Cost-saving cuts. Troubled British retailer Debenhams, which issued three profit warnings this year, is looking to cut at least 90 head office jobs as part of its restructuring and planned turnaround. There have also been rumors that Mike Ashley, who just acquired fellow troubled British chain House of Fraser and who owns about 30 percent of Debenhams, may launch a takeover offer and eventually merge the two stores.


Permanent place? Another retail rumor making the rounds is that Google will soon open its first permanent physical store. Various outlets report that the search-engine giant is about to sign a lease on a 14,000-square-foot space in Chicago's Fulton Market neighborhood, near to Google's Midwest headquarters. The company has opened pop-up spaces over the years but this would be its first ongoing brick-and-mortar venture.



Sino sport... Thanks to the population embracing workout and gym culture and generally favoring a more casual look, the athleisure segment in China is pumping up. Sportswear sales there grew 12 percent last year to $31 billion (overall clothing sales increased just 4 percent) and high-end athleisure is predicted to overtake luxury there in just two more years. The trend towards wellness has also boosted sales of designer sneakers in China of late as well.

...and Sino exit. With the trade war between the US and China escalating and the increasing cost of manufacturing there even prior to the tariffs, many US fashion companies including Tapestry and Steve Madden are moving their manufacturing to other Asian countries. One of them that is reaping the benefits is Cambodia, which continues to have duty-free access to the US for some products and offers investment incentives such as tax holidays.
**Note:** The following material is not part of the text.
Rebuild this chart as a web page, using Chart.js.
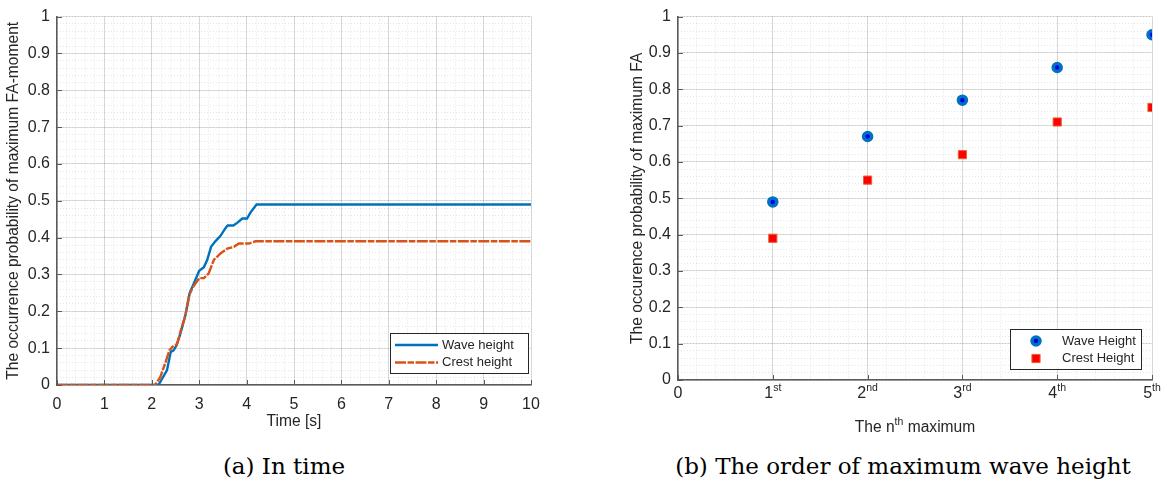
<!DOCTYPE html>
<html>
<head>
<meta charset="utf-8">
<script src="https://cdn.jsdelivr.net/npm/chart.js@4.4.1/dist/chart.umd.min.js"></script>
<style>
  html, body { margin: 0; padding: 0; background: #ffffff; }
  #wrap { position: relative; width: 1167px; height: 482px; overflow: hidden; background: #fff; }
  #c1 { position: absolute; left: 0; top: 0; }
  #c2 { position: absolute; left: 583px; top: 0; }
  .cap { position: absolute; top: 452px; height: 28px; line-height: 28px; font-family: "DejaVu Serif", "Liberation Serif", serif; font-size: 23px; color: #000; text-align: center; white-space: nowrap; }
</style>
</head>
<body>
<div id="wrap">
  <canvas id="c1" width="583" height="440"></canvas>
  <canvas id="c2" width="584" height="440"></canvas>
  <div class="cap" style="left:184px; width:200px;">(a) In time</div>
  <div class="cap" style="left:653px; width:500px;">(b) The order of maximum wave height</div>
</div>
<script>
// ---------- data: panel (a) ----------
const timeWave  = [0, 2.14, 2.32, 2.40, 2.46, 2.52, 2.60, 2.71, 2.80, 2.90, 3.00, 3.10, 3.17, 3.25, 3.34, 3.45, 3.55, 3.60, 3.72, 3.80, 3.91, 4.01, 4.08, 4.21, 10];
const waveProb  = [0, 0, 0.04, 0.09, 0.094, 0.107, 0.138, 0.19, 0.25, 0.28, 0.31, 0.32, 0.34, 0.375, 0.39, 0.405, 0.425, 0.433, 0.433, 0.44, 0.452, 0.452, 0.468, 0.49, 0.49];
const timeCrest = [0, 2.07, 2.18, 2.28, 2.37, 2.46, 2.53, 2.60, 2.71, 2.79, 2.88, 3.00, 3.10, 3.20, 3.31, 3.45, 3.59, 3.73, 3.84, 4.05, 4.19, 10];
const crestProb = [0, 0, 0.022, 0.058, 0.094, 0.107, 0.11, 0.143, 0.19, 0.245, 0.268, 0.29, 0.29, 0.303, 0.34, 0.357, 0.37, 0.375, 0.384, 0.384, 0.39, 0.39];
const seriesNamesA = ["Wave height", "Crest height"];
const titleXA = "Time [s]";
const titleYA = "The occurrence probability of maximum FA-moment";

// ---------- data: panel (b) ----------
const orderIdx   = [1, 2, 3, 4, 5];
const waveMaxP   = [0.49, 0.67, 0.77, 0.86, 0.95];
const crestMaxP  = [0.39, 0.55, 0.62, 0.71, 0.75];
const tickBaseB  = ["0", "1", "2", "3", "4", "5"];
const tickSupB   = ["", "st", "nd", "rd", "th", "th"];
const seriesNamesB = ["Wave Height", "Crest Height"];
const titleXB = ["The n", "th", " maximum"];
const titleYB = "The occurence probability of maximum FA";

// ---------- style ----------
const TXT = '#262626';
const AXIS = '#5a5a5a';
const MAJOR = 'rgba(38,38,38,0.15)';
const MINOR = 'rgba(38,38,38,0.12)';
const FONT = '"Liberation Sans", Arial, sans-serif';
const BLUE = '#0072BD', ORANGE = '#D95319';
const TICK_PX = 16, TITLE_PX = 15.6, SUP_PX = 10.5;

Chart.defaults.font.family = FONT;
Chart.defaults.color = TXT;

function toXY(xs, ys) { return xs.map((x, i) => ({x: x, y: ys[i]})); }
function yFmt(v) { const r = Math.round(v * 10) / 10; return (r === 0 || r === 1) ? String(r) : r.toFixed(1); }

function minorAxis(pos, min, max, step) {
  return {
    type: 'linear', position: pos, min: min, max: max,
    ticks: { display: false, stepSize: step },
    grid: { color: MINOR, drawTicks: false, lineWidth: 1 },
    border: { display: false, dash: [1, 2] },
    afterFit(s) { if (pos === 'bottom') s.height = 0; else s.width = 0; s.paddingLeft = 0; s.paddingRight = 0; s.paddingTop = 0; s.paddingBottom = 0; }
  };
}

const decoPlugin = {
  id: 'deco',
  afterDraw(chart, args, opts) {
    const ctx = chart.ctx, a = chart.chartArea;
    const xs = chart.scales.x, ys = chart.scales.y;
    ctx.save();
    // inward tick marks
    ctx.strokeStyle = AXIS; ctx.lineWidth = 1;
    xs.ticks.forEach(t => {
      const px = Math.round(xs.getPixelForValue(t.value)) + 0.5;
      ctx.beginPath(); ctx.moveTo(px, a.bottom); ctx.lineTo(px, a.bottom - 5); ctx.stroke();
    });
    ys.ticks.forEach(t => {
      const py = Math.round(ys.getPixelForValue(t.value)) + 0.5;
      ctx.beginPath(); ctx.moveTo(a.left, py); ctx.lineTo(a.left + 5, py); ctx.stroke();
    });
    // custom superscript tick labels
    if (opts.supTicks) {
      xs.ticks.forEach((t, i) => {
        const base = opts.supTicks.base[i], sup = opts.supTicks.sup[i];
        ctx.font = TICK_PX + 'px ' + FONT; const wb = ctx.measureText(base).width;
        ctx.font = SUP_PX + 'px ' + FONT; const ws = sup ? ctx.measureText(sup).width : 0;
        const cx = xs.getPixelForValue(t.value);
        const x0 = cx - (wb + ws) / 2;
        const yb = a.bottom + 14;
        ctx.fillStyle = TXT; ctx.textAlign = 'left'; ctx.textBaseline = 'middle';
        ctx.font = TICK_PX + 'px ' + FONT; ctx.fillText(base, x0, yb);
        if (sup) { ctx.font = SUP_PX + 'px ' + FONT; ctx.fillText(sup, x0 + wb, yb - 6); }
      });
    }
    if (opts.supTitle) {
      const parts = opts.supTitle;
      ctx.font = TITLE_PX + 'px ' + FONT; const w0 = ctx.measureText(parts[0]).width, w2 = ctx.measureText(parts[2]).width;
      ctx.font = SUP_PX + 'px ' + FONT; const w1 = ctx.measureText(parts[1]).width;
      const cx = (a.left + a.right) / 2; const x0 = cx - (w0 + w1 + w2) / 2;
      const yb = a.bottom + 48;
      ctx.fillStyle = TXT; ctx.textAlign = 'left'; ctx.textBaseline = 'middle';
      ctx.font = TITLE_PX + 'px ' + FONT; ctx.fillText(parts[0], x0, yb);
      ctx.font = SUP_PX + 'px ' + FONT; ctx.fillText(parts[1], x0 + w0, yb - 6);
      ctx.font = TITLE_PX + 'px ' + FONT; ctx.fillText(parts[2], x0 + w0 + w1, yb);
    }
    // legend
    if (opts.legend) {
      const L = opts.legend;
      const bx = a.right - L.right - L.w, by = a.bottom - L.bottom - L.h;
      ctx.fillStyle = '#ffffff'; ctx.fillRect(bx, by, L.w, L.h);
      ctx.strokeStyle = TXT; ctx.lineWidth = 1; ctx.setLineDash([]);
      ctx.strokeRect(Math.round(bx) + 0.5, Math.round(by) + 0.5, L.w, L.h);
      L.items.forEach((it, i) => {
        const ds = chart.data.datasets[i];
        const y = by + L.rows[i];
        if (L.kind === 'line') {
          ctx.strokeStyle = ds.borderColor; ctx.lineWidth = ds.borderWidth;
          ctx.setLineDash(ds.borderDash || []);
          ctx.beginPath(); ctx.moveTo(bx + L.s0, y); ctx.lineTo(bx + L.s1, y); ctx.stroke();
          ctx.setLineDash([]);
        } else {
          ctx.fillStyle = ds.pointBackgroundColor; ctx.strokeStyle = ds.pointBorderColor; ctx.lineWidth = ds.pointBorderWidth;
          ctx.beginPath();
          if (ds.pointStyle === 'circle') { ctx.arc(bx + L.mx, y, ds.pointRadius, 0, Math.PI * 2); }
          else { const s = Math.SQRT1_2 * ds.pointRadius; ctx.rect(bx + L.mx - s, y - s, 2 * s, 2 * s); }
          ctx.fill(); ctx.stroke();
        }
        ctx.fillStyle = TXT; ctx.font = '13px ' + FONT; ctx.textAlign = 'left'; ctx.textBaseline = 'middle';
        ctx.fillText(it, bx + L.tx, y);
      });
    }
    ctx.restore();
  }
};

function noPad(s) { s.paddingLeft = 0; s.paddingRight = 0; }

// ---------- chart (a) ----------
new Chart(document.getElementById('c1'), {
  type: 'scatter',
  data: {
    datasets: [
      { label: seriesNamesA[0], data: toXY(timeWave, waveProb), showLine: true, borderColor: BLUE, borderWidth: 2.4,
        pointRadius: 0, fill: false, tension: 0, order: 1 },
      { label: seriesNamesA[1], data: toXY(timeCrest, crestProb), showLine: true, borderColor: ORANGE, borderWidth: 2.4,
        borderDash: [11, 1.5, 6.5, 1.5], pointRadius: 0, fill: false, tension: 0, order: 0 }
    ]
  },
  options: {
    responsive: false, animation: false, devicePixelRatio: 1,
    layout: { padding: { left: 0, top: 10, right: 52, bottom: 0 } },
    plugins: { legend: { display: false }, tooltip: { enabled: false },
      deco: { legend: { kind: 'line', items: seriesNamesA, w: 138, h: 40, right: 3, bottom: 12,
        rows: [12, 29.5], s0: 5, s1: 48, tx: 52 } } },
    scales: {
      xm: minorAxis('bottom', 0, 10, 0.2),
      ym: minorAxis('left', 0, 1, 0.02),
      x: { type: 'linear', position: 'bottom', min: 0, max: 10,
        ticks: { stepSize: 1, autoSkip: false, maxRotation: 0, font: { size: TICK_PX }, color: TXT, padding: 10 },
        grid: { color: MAJOR, drawTicks: false },
        border: { display: true, color: AXIS, width: 1.5 },
        title: { display: true, text: titleXA, font: { size: TITLE_PX }, color: TXT, padding: { top: 0, bottom: 9 } },
        afterFit(s) { s.height = 55; noPad(s); } },
      y: { type: 'linear', position: 'left', min: 0, max: 1,
        ticks: { stepSize: 0.1, autoSkip: false, font: { size: TICK_PX }, color: TXT, padding: 7, callback: v => yFmt(v) },
        grid: { color: MAJOR, drawTicks: false },
        border: { display: true, color: AXIS, width: 1.5 },
        title: { display: true, text: titleYA, font: { size: TITLE_PX }, color: TXT, padding: { top: 4, bottom: 0 } },
        afterFit(s) { s.width = 57; } }
    }
  },
  plugins: [decoPlugin]
});

// ---------- chart (b) ----------
new Chart(document.getElementById('c2'), {
  type: 'scatter',
  data: {
    datasets: [
      { label: seriesNamesB[0], data: toXY(orderIdx, waveMaxP), showLine: false, pointStyle: 'circle',
        pointRadius: 4, pointBorderWidth: 3.5, pointBackgroundColor: '#0000FF', pointBorderColor: BLUE },
      { label: seriesNamesB[1], data: toXY(orderIdx, crestMaxP), showLine: false, pointStyle: 'rect',
        pointRadius: 5.8, pointBorderWidth: 1, pointBackgroundColor: '#FF0000', pointBorderColor: '#E8643A' }
    ]
  },
  options: {
    responsive: false, animation: false, devicePixelRatio: 1,
    layout: { padding: { left: 41, top: 10, right: 15, bottom: 0 } },
    plugins: { legend: { display: false }, tooltip: { enabled: false },
      deco: {
        supTicks: { base: tickBaseB, sup: tickSupB },
        supTitle: titleXB,
        legend: { kind: 'point', items: seriesNamesB, w: 131, h: 40, right: 11, bottom: 11,
          rows: [12, 29.5], mx: 26, tx: 52 } } },
    scales: {
      xm: minorAxis('bottom', 0, 5, 0.2),
      ym: minorAxis('left', 0, 1, 0.02),
      x: { type: 'linear', position: 'bottom', min: 0, max: 5,
        ticks: { stepSize: 1, autoSkip: false, maxRotation: 0, font: { size: TICK_PX }, color: 'rgba(0,0,0,0)', padding: 8,
          callback: (v, i) => tickBaseB[i] + tickSupB[i] },
        grid: { color: MAJOR, drawTicks: false },
        border: { display: true, color: AXIS, width: 1.5 },
        afterFit(s) { s.height = 60; noPad(s); } },
      y: { type: 'linear', position: 'left', min: 0, max: 1,
        ticks: { stepSize: 0.1, autoSkip: false, font: { size: TICK_PX }, color: TXT, padding: 7, callback: v => yFmt(v) },
        grid: { color: MAJOR, drawTicks: false },
        border: { display: true, color: AXIS, width: 1.5 },
        title: { display: true, text: titleYB, font: { size: TITLE_PX }, color: TXT, padding: { top: 4, bottom: 0 } },
        afterFit(s) { s.width = 54; } }
    }
  },
  plugins: [decoPlugin]
});
</script>
</body>
</html>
Cambodia exported 25 percent more footwear and 8 percent more apparel in 2017 and its labor cost is said to be one-fourth of China's.

Only 18 and up. Following a new rule by parent company Condé Nast, Vogue has stopped using models under the age of 18 for editorial shoots. And in an article from its September issue that was published online last week, it is now calling on the entire fashion industry to follow suit. The move is also backed by Model Alliance, a model support group, and the CFDA.
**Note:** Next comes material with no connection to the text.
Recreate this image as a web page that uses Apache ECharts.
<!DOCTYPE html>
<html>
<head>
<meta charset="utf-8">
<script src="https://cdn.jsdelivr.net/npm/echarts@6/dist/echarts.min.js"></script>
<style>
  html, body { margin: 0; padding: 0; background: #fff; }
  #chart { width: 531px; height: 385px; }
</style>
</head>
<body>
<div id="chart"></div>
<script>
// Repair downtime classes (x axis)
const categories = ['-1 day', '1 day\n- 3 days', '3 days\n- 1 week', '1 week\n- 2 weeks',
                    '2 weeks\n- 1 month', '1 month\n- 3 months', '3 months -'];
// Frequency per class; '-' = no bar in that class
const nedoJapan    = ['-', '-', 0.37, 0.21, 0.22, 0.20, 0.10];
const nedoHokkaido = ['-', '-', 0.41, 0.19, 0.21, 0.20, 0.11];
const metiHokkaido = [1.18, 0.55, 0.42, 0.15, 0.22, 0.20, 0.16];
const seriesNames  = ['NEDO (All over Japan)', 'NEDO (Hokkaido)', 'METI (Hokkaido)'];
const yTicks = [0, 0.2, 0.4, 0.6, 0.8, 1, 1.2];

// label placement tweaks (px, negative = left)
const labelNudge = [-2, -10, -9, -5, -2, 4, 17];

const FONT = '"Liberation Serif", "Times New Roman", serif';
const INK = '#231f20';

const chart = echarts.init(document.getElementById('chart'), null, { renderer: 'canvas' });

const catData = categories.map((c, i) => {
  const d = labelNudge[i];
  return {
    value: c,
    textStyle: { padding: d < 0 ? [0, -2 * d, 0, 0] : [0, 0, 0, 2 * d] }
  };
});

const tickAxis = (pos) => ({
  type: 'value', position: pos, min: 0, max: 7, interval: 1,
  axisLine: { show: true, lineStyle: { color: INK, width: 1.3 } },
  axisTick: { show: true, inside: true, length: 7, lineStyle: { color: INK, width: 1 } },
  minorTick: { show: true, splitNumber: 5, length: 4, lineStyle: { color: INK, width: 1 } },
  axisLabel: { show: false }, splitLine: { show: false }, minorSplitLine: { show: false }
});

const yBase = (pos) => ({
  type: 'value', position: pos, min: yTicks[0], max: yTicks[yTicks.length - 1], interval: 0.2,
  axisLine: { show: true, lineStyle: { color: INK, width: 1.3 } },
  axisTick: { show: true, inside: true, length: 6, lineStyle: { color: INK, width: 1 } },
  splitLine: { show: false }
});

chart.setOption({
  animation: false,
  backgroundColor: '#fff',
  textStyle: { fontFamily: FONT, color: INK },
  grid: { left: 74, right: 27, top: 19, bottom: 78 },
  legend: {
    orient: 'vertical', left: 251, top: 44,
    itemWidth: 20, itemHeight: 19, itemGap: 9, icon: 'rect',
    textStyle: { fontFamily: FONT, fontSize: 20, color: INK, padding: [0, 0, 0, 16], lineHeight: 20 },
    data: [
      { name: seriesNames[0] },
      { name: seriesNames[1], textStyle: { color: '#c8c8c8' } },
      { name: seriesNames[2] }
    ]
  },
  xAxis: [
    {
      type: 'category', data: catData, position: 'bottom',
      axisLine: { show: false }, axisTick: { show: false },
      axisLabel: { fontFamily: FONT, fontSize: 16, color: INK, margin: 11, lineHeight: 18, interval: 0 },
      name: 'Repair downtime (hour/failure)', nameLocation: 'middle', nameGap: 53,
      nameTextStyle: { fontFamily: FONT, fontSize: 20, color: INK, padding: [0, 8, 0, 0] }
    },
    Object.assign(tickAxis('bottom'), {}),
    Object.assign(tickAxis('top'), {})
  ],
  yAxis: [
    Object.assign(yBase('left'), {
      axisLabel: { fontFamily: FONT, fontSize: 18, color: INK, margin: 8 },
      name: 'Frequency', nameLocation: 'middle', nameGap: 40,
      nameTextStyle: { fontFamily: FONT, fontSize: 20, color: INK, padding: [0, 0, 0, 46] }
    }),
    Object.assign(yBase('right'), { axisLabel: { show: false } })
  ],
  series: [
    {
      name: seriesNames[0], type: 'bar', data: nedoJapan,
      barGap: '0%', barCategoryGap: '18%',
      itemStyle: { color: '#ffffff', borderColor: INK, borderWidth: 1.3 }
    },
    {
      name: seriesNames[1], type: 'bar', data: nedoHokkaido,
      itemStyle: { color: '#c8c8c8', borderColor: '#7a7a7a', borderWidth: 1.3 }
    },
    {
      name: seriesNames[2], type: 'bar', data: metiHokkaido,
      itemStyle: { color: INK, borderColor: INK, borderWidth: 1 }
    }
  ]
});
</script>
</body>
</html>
School days. Numerous brands from Rihanna's Fenty Puma to Raf Simons are embracing the latest trend in the overall nostalgia wave: collegiate looks. The trend encompasses typical "Joe College" items such as varsity jackets as well as the use of actual licensed logos from schools such as Yale and Cal State Berkeley. And for brands such as Alma Mater, which holds licenses to produce clothing for 157 schools in the National Collegiate Athletic Association and just opened its first brick-and-mortar store, college merch is the bread and butter.
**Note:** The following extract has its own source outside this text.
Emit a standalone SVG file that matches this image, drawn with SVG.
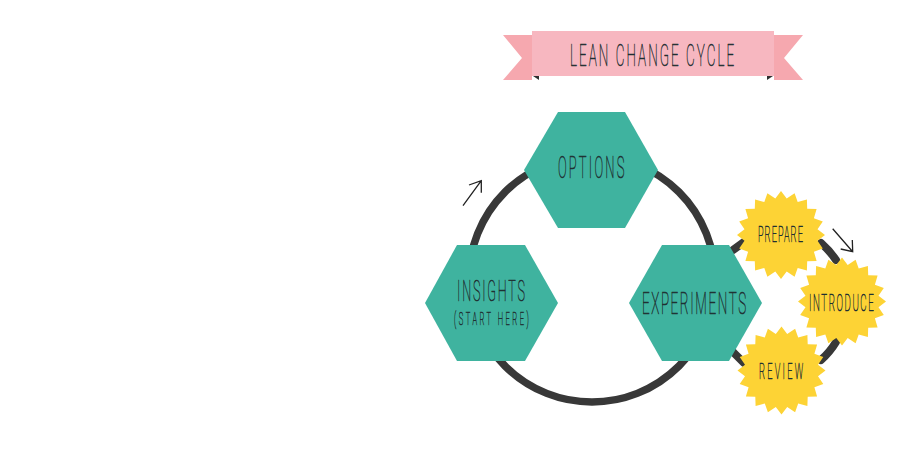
<svg xmlns="http://www.w3.org/2000/svg" width="912" height="456" viewBox="0 0 912 456">
<style>
.hex{fill:#3fb39f}
.burst{fill:#fdd335}
.tail{fill:#f6a8af}
.fold{fill:#2f2f2f}
.ring{fill:none;stroke:#383838;stroke-width:7.500}
.seg{fill:none;stroke:#383838;stroke-width:8;stroke-linecap:round}
.arrow{fill:none;stroke:#222;stroke-width:1.300}
text{font-family:"Roboto","Liberation Sans",sans-serif;font-weight:100;fill:#1f3032;stroke:#1f3032;stroke-width:.6}
</style>
<defs>
<polygon id="star" points="0,-44 5.700,-36.500 13.600,-41.800 16.700,-32.900 25.900,-35.600 26.200,-26.200 35.600,-25.900 32.900,-16.700 41.800,-13.600 36.500,-5.700 44,0 36.500,5.700 41.800,13.600 32.900,16.700 35.600,25.900 26.200,26.200 25.900,35.600 16.700,32.900 13.600,41.800 5.700,36.500 0,44 -5.700,36.500 -13.600,41.800 -16.700,32.900 -25.900,35.600 -26.200,26.200 -35.600,25.900 -32.900,16.700 -41.800,13.600 -36.500,5.700 -44,0 -36.500,-5.700 -41.800,-13.600 -32.900,-16.700 -35.600,-25.900 -26.200,-26.200 -25.900,-35.600 -16.700,-32.900 -13.600,-41.800 -5.700,-36.500"/>
</defs>
<g id="connectors">
<circle class="ring" cx="592" cy="279" r="123"/>
<path class="seg" d="M733 250 L744 242"/>
<path class="seg" d="M821 243 Q830 251 836 260"/>
<path class="seg" d="M821 360 Q830 352 836 342"/>
<path class="seg" d="M733 352 L744 363"/>
<path class="arrow" d="M463 205.700 L481.300 180.700 M469 185 L481.300 180.700 L481.300 192.700"/>
<path class="arrow" d="M832.700 228.700 L852.700 251.700 M852.300 240 L852.700 251.700 L840.700 249"/>
</g>
<g id="banner">
<polygon class="tail" points="503,35 532,35 532,80 503,80 522,58"/>
<polygon class="tail" points="803,35 774,35 774,80 803,80 784,58"/>
<polygon class="fold" points="533,76 539,76 539,80"/>
<polygon class="fold" points="773,76 767,76 767,80"/>
<rect x="532" y="31" width="242" height="45" fill="#f7b7c0"/>
<text transform="translate(570 66) scale(.42 1)" font-size="32" textLength="391" lengthAdjust="spacing">LEAN CHANGE CYCLE</text>
</g>
<g id="options">
<polygon class="hex" points="558,112 625,112 658,170 625,228 558,228 524,170"/>
<text transform="translate(558 178) scale(.42 1)" font-size="31" textLength="158" lengthAdjust="spacing">OPTIONS</text>
</g>
<g id="insights">
<polygon class="hex" points="457,245 525,245 558,303 525,361 457,361 425,303"/>
<text transform="translate(457 300.500) scale(.42 1)" font-size="30" textLength="162" lengthAdjust="spacing">INSIGHTS</text>
<text transform="translate(454 324.500) scale(.42 1)" font-size="18" textLength="178" lengthAdjust="spacing">(START HERE)</text>
</g>
<g id="experiments">
<polygon class="hex" points="662,245 729,245 762,303 729,361 662,361 629,303"/>
<text transform="translate(642 314) scale(.42 1)" font-size="32" textLength="248" lengthAdjust="spacing">EXPERIMENTS</text>
</g>
<g id="prepare">
<use href="#star" class="burst" x="781" y="235"/>
<text transform="translate(758 242) scale(.42 1)" font-size="22" textLength="107" lengthAdjust="spacing">PREPARE</text>
</g>
<g id="introduce">
<use href="#star" class="burst" x="842" y="301.500"/>
<text transform="translate(809 311) scale(.42 1)" font-size="23" textLength="154" lengthAdjust="spacing">INTRODUCE</text>
</g>
<g id="review">
<use href="#star" class="burst" x="781.500" y="370.500"/>
<text transform="translate(759 379) scale(.42 1)" font-size="22" textLength="105" lengthAdjust="spacing">REVIEW</text>
</g>
</svg>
Dunkerton donation. Julian Dunkerton, the co-founder of the British streetwear brand Superdry and one of the richest men in Britain, has pledged £1 million to the People's Vote Campaign, a group that is pushing for a second referendum on Brexit. It is the second time this month that Dunkerton has made headlines as he married luxury clothing designer Jade Holland Cooper at a celebrity-studded wedding two weekends ago.

Blessed trinity. A new generation of British fashion designers is shaking things up both with provocative looks and new, modern approaches to doing business based on sustainable practices. Three of them – Matty Bovan, A Sai Ta and Zilara Findikoglu – are all 30 or younger and have just been dubbed (paywall) "London's New Fashion Iconoclasts" by T, The New York Times Style Magazine. They are also reflective of fashion's growing diversity. Ta is British-Asian while Findikoglu was raised Muslim in Turkey.